• [INSTRUCTION]: Extract, in full, the lines below, beginning at the first and ending with the line that contains "const Y_TICKS = [0, 20000, 40000, 60000];". Pictures do not belong in the copy.

====== DATA PROVIDED ======

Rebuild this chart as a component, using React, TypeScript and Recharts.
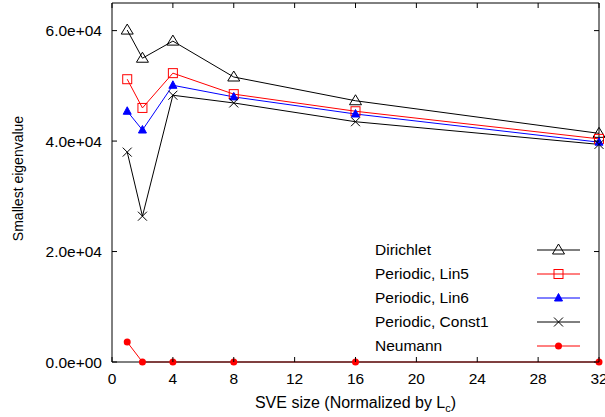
import React from 'react';
import { LineChart, Line, XAxis, YAxis, ReferenceLine, Legend } from 'recharts';

// SVE sizes and smallest eigenvalues
const SIZES = [1, 2, 4, 8, 16, 32];
const DIRICHLET = [60100, 55000, 58100, 51600, 47300, 41400];
const LIN5 = [51200, 46000, 52300, 48500, 45400, 40400];
const LIN6 = [45400, 42000, 50100, 48000, 44900, 39800];
const CONST1 = [38000, 26400, 48300, 46900, 43500, 39400];
const NEUMANN = [3600, 0, 0, 0, 0, 0];

const X_TICKS = [0, 4, 8, 12, 16, 20, 24, 28, 32];
const Y_TICKS = [0, 20000, 40000, 60000];

const W = 605;
const H = 417;
const MARGIN = { top: 3, right: 6, left: 0, bottom: 0 };
const Y_AXIS_W = 112;
const X_AXIS_H = 55;
const PLOT_LEFT = Y_AXIS_W;
const PLOT_RIGHT = W - MARGIN.right;
const PLOT_TOP = MARGIN.top;
const PLOT_BOTTOM = H - X_AXIS_H;
const TICK = 5;
const FONT = '"Liberation Sans", Arial, Helvetica, sans-serif';

type Marker = 'tri' | 'square' | 'triFill' | 'cross' | 'circle';

const SERIES: { key: string; name: string; color: string; marker: Marker; values: number[] }[] = [
    { key: 'dirichlet', name: 'Dirichlet', color: '#000000', marker: 'tri', values: DIRICHLET },
    { key: 'lin5', name: 'Periodic, Lin5', color: '#ff0000', marker: 'square', values: LIN5 },
    { key: 'lin6', name: 'Periodic, Lin6', color: '#0000ff', marker: 'triFill', values: LIN6 },
    { key: 'const1', name: 'Periodic, Const1', color: '#000000', marker: 'cross', values: CONST1 },
    { key: 'neumann', name: 'Neumann', color: '#ff0000', marker: 'circle', values: NEUMANN },
];

const data = SIZES.map((s, i) => {
    const row: Record<string, number> = { size: s };
    SERIES.forEach((ser) => {
        row[ser.key] = ser.values[i];
    });
    return row;
});

function markerShape(m: Marker, cx: number, cy: number, color: string, key?: React.Key) {
    switch (m) {
        case 'tri':
            return (
                <polygon key={key} points={`${cx},${cy - 6} ${cx - 6},${cy + 4} ${cx + 6},${cy + 4}`}
                    fill="none" stroke={color} strokeWidth={1} />
            );
        case 'square':
            return <rect key={key} x={cx - 4.5} y={cy - 4.5} width={9} height={9} fill="none" stroke={color} strokeWidth={1} />;
        case 'triFill':
            return (
                <polygon key={key} points={`${cx},${cy - 4.5} ${cx - 4},${cy + 3} ${cx + 4},${cy + 3}`}
                    fill={color} stroke={color} strokeWidth={1} />
            );
        case 'cross':
            return (
                <path key={key} d={`M${cx - 4.5},${cy - 4.5}L${cx + 4.5},${cy + 4.5}M${cx - 4.5},${cy + 4.5}L${cx + 4.5},${cy - 4.5}`}
                    stroke={color} strokeWidth={1} />
            );
        default:
            return <circle key={key} cx={cx} cy={cy} r={3.5} fill={color} stroke="none" />;
    }
}

const XTick = (props: any) => {
    const { x, payload } = props;
    return (
        <g>
            <line x1={x} x2={x} y1={PLOT_BOTTOM} y2={PLOT_BOTTOM - TICK} stroke="#000" />
            <line x1={x} x2={x} y1={PLOT_TOP} y2={PLOT_TOP + TICK} stroke="#000" />
            <text x={x} y={PLOT_BOTTOM + 22} textAnchor="middle" fontSize={15.5} fontFamily={FONT} fill="#000">
                {payload.value}
            </text>
        </g>
    );
};

const YTick = (props: any) => {
    const { y, payload } = props;
    const label = Number(payload.value).toExponential(1).replace(/e([+-])(\d)$/, 'e$10$2');
    return (
        <g>
            <line x1={PLOT_LEFT} x2={PLOT_LEFT + TICK} y1={y} y2={y} stroke="#000" />
            <line x1={PLOT_RIGHT - TICK} x2={PLOT_RIGHT} y1={y} y2={y} stroke="#000" />
            <text x={PLOT_LEFT - 10} y={y + 5.5} textAnchor="end" fontSize={15.5} fontFamily={FONT} fill="#000">
                {label}
            </text>
        </g>
    );
};

const LegendBox = () => (
    <div style={{ fontFamily: FONT, fontSize: 15.5, color: '#000' }}>
        {SERIES.map((s) => (
            <div key={s.key} style={{ display: 'flex', alignItems: 'center', height: 24 }}>
                <span style={{ width: 162 }}>{s.name}</span>
                <svg width={44} height={24}>
                    <line x1={0} x2={43} y1={12} y2={12} stroke={s.color} strokeWidth={1} />
                    {markerShape(s.marker, 21.5, 12, s.color)}
                </svg>
            </div>
        ))}
    </div>
);

export default function App() {
    return (
        <div style={{ position: 'absolute', left: 0, top: 0, background: '#fff' }}>
            <LineChart width={W} height={H} data={data} margin={MARGIN}>
                <XAxis
                    dataKey="size"
                    type="number"
                    domain={[0, 32]}
                    ticks={X_TICKS}
                    tickLine={false}
                    axisLine={{ stroke: '#000' }}
                    tick={<XTick />}
                    height={X_AXIS_H}
                    interval={0}
                    label={({ viewBox }: any) => (
                        <text x={viewBox.x + viewBox.width / 2} y={PLOT_BOTTOM + 46} textAnchor="middle"
                            fontSize={16} fontFamily={FONT} fill="#000">
                            SVE size (Normalized by L<tspan fontSize={11} dy={4}>c</tspan><tspan dy={-4}>)</tspan>
                        </text>
                    )}
                />
                <YAxis
                    type="number"
                    domain={[0, 65000]}
                    ticks={Y_TICKS}
                    tickLine={false}
                    axisLine={{ stroke: '#000' }}
                    tick={<YTick />}
                    width={Y_AXIS_W}
                    interval={0}
                    label={({ viewBox }: any) => (
                        <text x={0} y={0} transform={`translate(23, ${viewBox.y + viewBox.height / 2 - 4}) rotate(-90)`}
                            textAnchor="middle" fontSize={14} fontFamily={FONT} fill="#000">
                            Smallest eigenvalue
                        </text>
                    )}
                />
                <ReferenceLine y={65000} stroke="#000" />
                <ReferenceLine x={32} stroke="#000" />
                <Legend
                    layout="vertical"
                    align="center"
                    verticalAlign="middle"
                    content={<LegendBox />}
                    wrapperStyle={{ position: 'absolute', left: 375, top: 238, width: 215 }}
                />
                {SERIES.map((s) => (
                    <Line
                        key={s.key}
                        dataKey={s.key}
                        name={s.name}
                        stroke={s.color}
                        strokeWidth={1}
                        type="linear"
                        isAnimationActive={false}
                        dot={(p: any) => markerShape(s.marker, p.cx, p.cy, s.color, p.index)}
                        activeDot={false}
                    />
                ))}
            </LineChart>
        </div>
    );
}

======

• [FULL ANSWER]:
Rebuild this chart as a component, using React, TypeScript and Recharts.
import React from 'react';
import { LineChart, Line, XAxis, YAxis, ReferenceLine, Legend } from 'recharts';

// SVE sizes and smallest eigenvalues
const SIZES = [1, 2, 4, 8, 16, 32];
const DIRICHLET = [60100, 55000, 58100, 51600, 47300, 41400];
const LIN5 = [51200, 46000, 52300, 48500, 45400, 40400];
const LIN6 = [45400, 42000, 50100, 48000, 44900, 39800];
const CONST1 = [38000, 26400, 48300, 46900, 43500, 39400];
const NEUMANN = [3600, 0, 0, 0, 0, 0];

const X_TICKS = [0, 4, 8, 12, 16, 20, 24, 28, 32];
const Y_TICKS = [0, 20000, 40000, 60000];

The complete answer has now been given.